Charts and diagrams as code
*-*-*

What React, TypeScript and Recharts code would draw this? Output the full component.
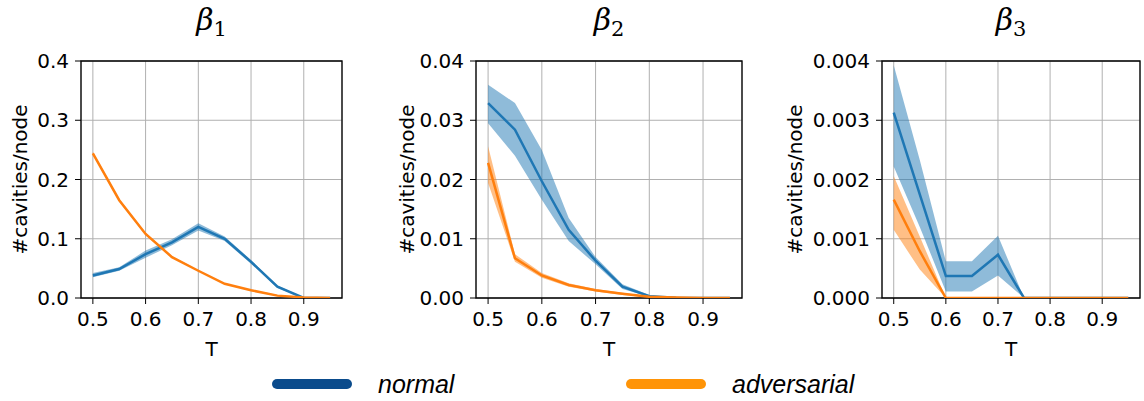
import React from 'react';
import { ComposedChart, Line, Area, XAxis, YAxis, CartesianGrid, ReferenceArea, Label } from 'recharts';

const T = [0.5, 0.55, 0.6, 0.65, 0.7, 0.75, 0.8, 0.85, 0.9, 0.95];
const xTicks = [0.5, 0.6, 0.7, 0.8, 0.9];

// beta_1
const b1Normal = [0.038, 0.049, 0.074, 0.094, 0.12, 0.1, 0.061, 0.019, 0.0, 0.0];
const b1NormalLo = [0.035, 0.046, 0.068, 0.089, 0.114, 0.096, 0.058, 0.017, 0.0, 0.0];
const b1NormalHi = [0.042, 0.052, 0.08, 0.099, 0.126, 0.104, 0.064, 0.021, 0.001, 0.0];
const b1Adv = [0.244, 0.165, 0.108, 0.069, 0.046, 0.024, 0.013, 0.004, 0.001, 0.0];
const b1AdvLo = [0.242, 0.163, 0.106, 0.068, 0.045, 0.023, 0.012, 0.003, 0.0005, 0.0];
const b1AdvHi = [0.247, 0.167, 0.11, 0.071, 0.047, 0.025, 0.014, 0.005, 0.0015, 0.0003];

// beta_2
const b2Normal = [0.0329, 0.0284, 0.0197, 0.0115, 0.0063, 0.0019, 0.0003, 0.00005, 0.0, 0.0];
const b2NormalLo = [0.0295, 0.024, 0.0166, 0.0096, 0.0057, 0.0015, 0.0002, 0.0, 0.0, 0.0];
const b2NormalHi = [0.036, 0.0329, 0.025, 0.0135, 0.0069, 0.0023, 0.0005, 0.0001, 0.0, 0.0];
const b2Adv = [0.0228, 0.0067, 0.0038, 0.0022, 0.0013, 0.0007, 0.0002, 0.0001, 0.0, 0.0];
const b2AdvLo = [0.0194, 0.0061, 0.0034, 0.0019, 0.0011, 0.0005, 0.0001, 0.0, 0.0, 0.0];
const b2AdvHi = [0.0256, 0.0074, 0.0042, 0.0025, 0.0015, 0.0009, 0.0003, 0.0001, 0.0, 0.0];

// beta_3
const b3Normal = [0.00313, 0.00175, 0.00037, 0.00037, 0.00073, 0.0, 0.0, 0.0, 0.0, 0.0];
const b3NormalLo = [0.00222, 0.0012, 0.00011, 0.00011, 0.00038, 0.0, 0.0, 0.0, 0.0, 0.0];
const b3NormalHi = [0.00393, 0.00233, 0.00062, 0.00062, 0.00105, 0.0, 0.0, 0.0, 0.0, 0.0];
const b3Adv = [0.00166, 0.00079, 0.0, 0.0, 0.0, 0.0, 0.0, 0.0, 0.0, 0.0];
const b3AdvLo = [0.00115, 0.00048, 0.0, 0.0, 0.0, 0.0, 0.0, 0.0, 0.0, 0.0];
const b3AdvHi = [0.00206, 0.00104, 0.0, 0.0, 0.0, 0.0, 0.0, 0.0, 0.0, 0.0];

const BLUE = '#1f77b4';
const ORANGE = '#ff7f0e';
const FONT = 'DejaVu Sans';

const build = (n: number[], nLo: number[], nHi: number[], a: number[], aLo: number[], aHi: number[]) =>
  T.map((t, i) => ({ t, n: n[i], nBand: [nLo[i], nHi[i]], a: a[i], aBand: [aLo[i], aHi[i]] }));

type PanelProps = {
  left: number;
  width: number;
  mLeft: number;
  mRight: number;
  yMax: number;
  digits: number;
  yLabelGap: number;
  sub: string;
  data: any[];
};

const Panel: React.FC<PanelProps> = ({ left, width, mLeft, mRight, yMax, digits, yLabelGap, sub, data }) => {
  const yTicks = [0, 1, 2, 3, 4].map((k) => (k * yMax) / 4);
  const plotLeft = mLeft + 60;
  const plotCenter = plotLeft + (width - mRight - plotLeft) / 2;
  return (
    <div style={{ position: 'absolute', left, top: 0, width, height: 401 }}>
      <div
        style={{
          position: 'absolute',
          left: plotCenter - 40,
          width: 80,
          top: 2,
          textAlign: 'center',
          fontFamily: 'DejaVu Serif',
          fontSize: 30,
          color: '#000',
        }}
      >
        <span style={{ fontStyle: 'italic' }}>β</span>
        <span style={{ fontSize: 21, verticalAlign: '-6px' }}>{sub}</span>
      </div>
      <ComposedChart width={width} height={401} data={data} margin={{ top: 61, right: mRight, bottom: 73, left: mLeft }}>
        <CartesianGrid stroke="#b0b0b0" strokeWidth={1} />
        <XAxis
          dataKey="t"
          type="number"
          domain={[0.4775, 0.9725]}
          ticks={xTicks}
          allowDataOverflow
          height={30}
          axisLine={false}
          tickSize={6}
          tickMargin={8}
          tickLine={{ stroke: '#000' }}
          tick={{ fill: '#000', fontSize: 20, fontFamily: FONT }}
          tickFormatter={(v: number) => v.toFixed(1)}
        >
          <Label
            content={(p: any) => (
              <text
                x={p.viewBox.x + p.viewBox.width / 2}
                y={356}
                textAnchor="middle"
                fontSize={20}
                fontFamily={FONT}
                fill="#000"
              >
                T
              </text>
            )}
          />
        </XAxis>
        <YAxis
          type="number"
          domain={[0, yMax]}
          ticks={yTicks}
          allowDataOverflow
          width={60}
          axisLine={false}
          tickSize={6}
          tickMargin={6}
          tickLine={{ stroke: '#000' }}
          tick={{ fill: '#000', fontSize: 20, fontFamily: FONT }}
          tickFormatter={(v: number) => v.toFixed(digits)}
        >
          <Label
            content={(p: any) => {
              const cx = plotLeft - yLabelGap;
              const cy = p.viewBox.y + p.viewBox.height / 2;
              return (
                <text
                  x={cx}
                  y={cy}
                  transform={`rotate(-90, ${cx}, ${cy})`}
                  textAnchor="middle"
                  dominantBaseline="central"
                  fontSize={20}
                  fontFamily={FONT}
                  fill="#000"
                >
                  #cavities/node
                </text>
              );
            }}
          />
        </YAxis>
        <Area type="linear" dataKey="nBand" stroke="none" fill={BLUE} fillOpacity={0.5} isAnimationActive={false} activeDot={false} />
        <Line type="linear" dataKey="n" stroke={BLUE} strokeWidth={2.5} dot={false} activeDot={false} isAnimationActive={false} />
        <Area type="linear" dataKey="aBand" stroke="none" fill={ORANGE} fillOpacity={0.5} isAnimationActive={false} activeDot={false} />
        <Line type="linear" dataKey="a" stroke={ORANGE} strokeWidth={2.5} dot={false} activeDot={false} isAnimationActive={false} />
        <ReferenceArea x1={0.4775} x2={0.9725} y1={0} y2={yMax} fill="none" stroke="#000" strokeWidth={1.3} ifOverflow="visible" />
      </ComposedChart>
    </div>
  );
};

const LegendItem: React.FC<{ color: string; label: string; left: number }> = ({ color, label, left }) => (
  <div style={{ position: 'absolute', left, top: 366, display: 'flex', alignItems: 'center', height: 36 }}>
    <div style={{ width: 80, height: 10, borderRadius: 5, background: color }} />
    <span
      style={{
        marginLeft: 26,
        fontFamily: 'Liberation Sans',
        fontStyle: 'italic',
        fontSize: 25,
        color: '#000',
      }}
    >
      {label}
    </span>
  </div>
);

export default function App() {
  const d1 = build(b1Normal, b1NormalLo, b1NormalHi, b1Adv, b1AdvLo, b1AdvHi);
  const d2 = build(b2Normal, b2NormalLo, b2NormalHi, b2Adv, b2AdvLo, b2AdvHi);
  const d3 = build(b3Normal, b3NormalLo, b3NormalHi, b3Adv, b3AdvLo, b3AdvHi);
  return (
    <div style={{ position: 'absolute', left: 0, top: 0, width: 1144, height: 401, background: '#fff', overflow: 'hidden' }}>
      <Panel left={0} width={380} mLeft={21} mRight={38} yMax={0.4} digits={1} yLabelGap={61} sub="1" data={d1} />
      <Panel left={380} width={380} mLeft={36} mRight={18} yMax={0.04} digits={2} yLabelGap={69} sub="2" data={d2} />
      <Panel left={760} width={384} mLeft={62} mRight={4} yMax={0.004} digits={3} yLabelGap={87} sub="3" data={d3} />
      <LegendItem color="#0a4b8c" label="normal" left={272} />
      <LegendItem color="#ff9407" label="adversarial" left={626} />
    </div>
  );
}
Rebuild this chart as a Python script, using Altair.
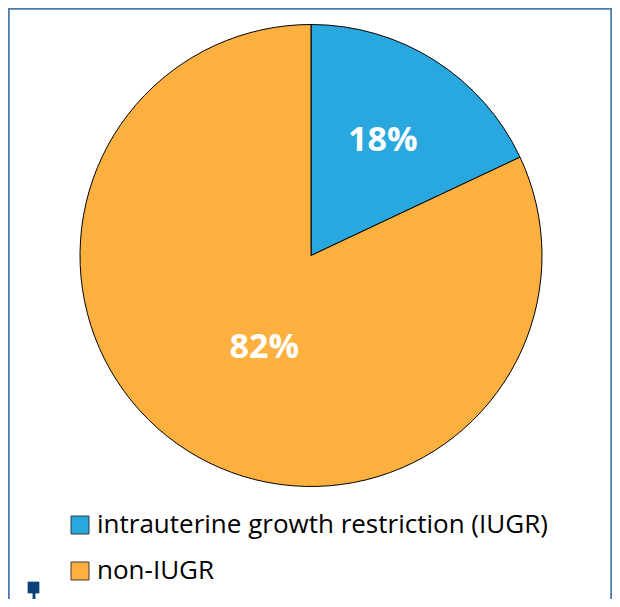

*-*-*

Copy nothing but the lines from the top of the data down to the line containing "const xTicks = [0.5, 0.6, 0.7, 0.8, 0.9];", and leave the pictures out.

Answer:
What React, TypeScript and Recharts code would draw this? Output the full component.
import React from 'react';
import { ComposedChart, Line, Area, XAxis, YAxis, CartesianGrid, ReferenceArea, Label } from 'recharts';

const T = [0.5, 0.55, 0.6, 0.65, 0.7, 0.75, 0.8, 0.85, 0.9, 0.95];
const xTicks = [0.5, 0.6, 0.7, 0.8, 0.9];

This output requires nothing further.